-- begin --

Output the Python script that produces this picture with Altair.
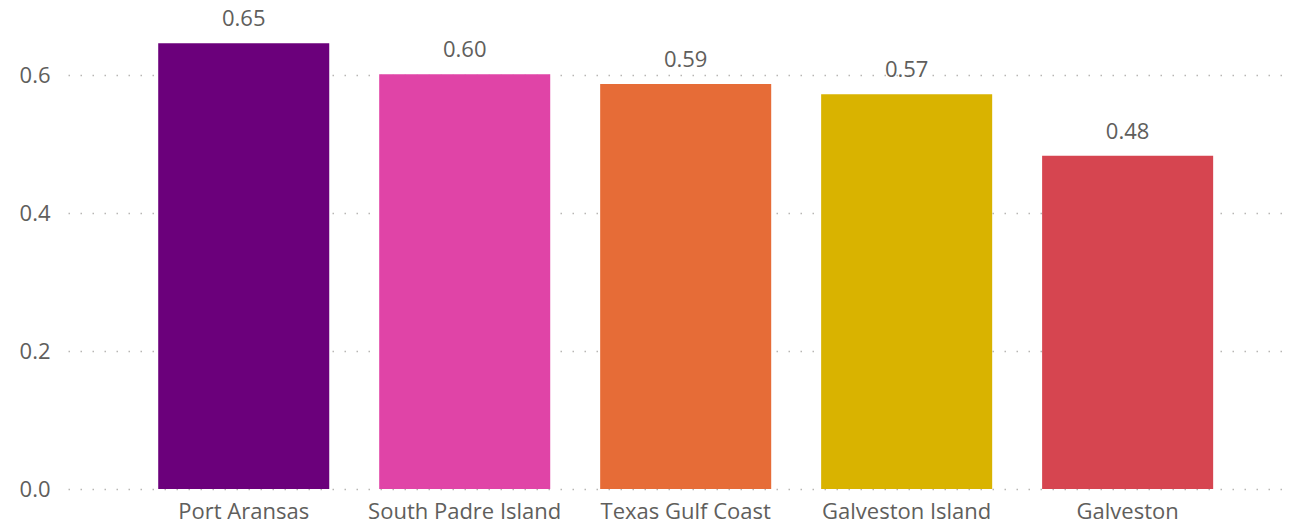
import altair as alt
import pandas as pd

places = ["Port Aransas", "South Padre Island", "Texas Gulf Coast", "Galveston Island", "Galveston"]
values = [0.646, 0.601, 0.587, 0.572, 0.483]
colors = ["#6B007B", "#E044A7", "#E66C37", "#D9B300", "#D64550"]

df = pd.DataFrame({"place": places, "value": values})

FONT = "Open Sans"

x = alt.X("place:N", sort=places, title=None,
          scale=alt.Scale(paddingInner=0.226, paddingOuter=0.378, align=0.54),
          axis=alt.Axis(labelAngle=0, labelFontSize=22, labelColor="#605E5C", labelFont=FONT,
                        domain=False, ticks=False, labelPadding=12, labelLimit=400,
                        labelOverlap=False))
y = alt.Y("value:Q", title=None,
          scale=alt.Scale(domain=[0, 0.7], nice=False),
          axis=alt.Axis(values=[0, 0.2, 0.4, 0.6], format=".1f", labelFontSize=22,
                        labelColor="#605E5C", labelFont=FONT, domain=False, ticks=False,
                        labelPadding=18, grid=True, gridColor="#B8B6B4",
                        gridDash=[1.5, 10.5], gridWidth=1.5))

bars = alt.Chart(df).mark_bar().encode(
    x=x, y=y,
    color=alt.Color("place:N", sort=places, scale=alt.Scale(domain=places, range=colors), legend=None),
)
labels = alt.Chart(df).mark_text(dy=-24, fontSize=22, color="#605E5C", font=FONT).encode(
    x=alt.X("place:N", sort=places), y="value:Q", text=alt.Text("value:Q", format=".2f")
)

chart = (bars + labels).properties(
    width=1222, height=483,
    autosize=alt.AutoSizeParams(type="none"),
    padding={"left": 68, "top": 6, "right": 8, "bottom": 41},
).configure_view(stroke=None)

chart.save("out.html", embed_options={"renderer": "svg", "actions": False})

-- end --

* BRIEF *
What is needed is an exact reproduction of the data, pictures excluded.

* WRITTEN RESPONSE *
Output the Python script that produces this picture with Altair.
import altair as alt
import pandas as pd

places = ["Port Aransas", "South Padre Island", "Texas Gulf Coast", "Galveston Island", "Galveston"]
values = [0.646, 0.601, 0.587, 0.572, 0.483]
colors = ["#6B007B", "#E044A7", "#E66C37", "#D9B300", "#D64550"]

df = pd.DataFrame({"place": places, "value": values})

FONT = "Open Sans"

x = alt.X("place:N", sort=places, title=None,
          scale=alt.Scale(paddingInner=0.226, paddingOuter=0.378, align=0.54),
          axis=alt.Axis(labelAngle=0, labelFontSize=22, labelColor="#605E5C", labelFont=FONT,
                        domain=False, ticks=False, labelPadding=12, labelLimit=400,
                        labelOverlap=False))
y = alt.Y("value:Q", title=None,
          scale=alt.Scale(domain=[0, 0.7], nice=False),
          axis=alt.Axis(values=[0, 0.2, 0.4, 0.6], format=".1f", labelFontSize=22,
                        labelColor="#605E5C", labelFont=FONT, domain=False, ticks=False,
                        labelPadding=18, grid=True, gridColor="#B8B6B4",
                        gridDash=[1.5, 10.5], gridWidth=1.5))

bars = alt.Chart(df).mark_bar().encode(
    x=x, y=y,
    color=alt.Color("place:N", sort=places, scale=alt.Scale(domain=places, range=colors), legend=None),
)
labels = alt.Chart(df).mark_text(dy=-24, fontSize=22, color="#605E5C", font=FONT).encode(
    x=alt.X("place:N", sort=places), y="value:Q", text=alt.Text("value:Q", format=".2f")
)

chart = (bars + labels).properties(
    width=1222, height=483,
    autosize=alt.AutoSizeParams(type="none"),
    padding={"left": 68, "top": 6, "right": 8, "bottom": 41},
).configure_view(stroke=None)

chart.save("out.html", embed_options={"renderer": "svg", "actions": False})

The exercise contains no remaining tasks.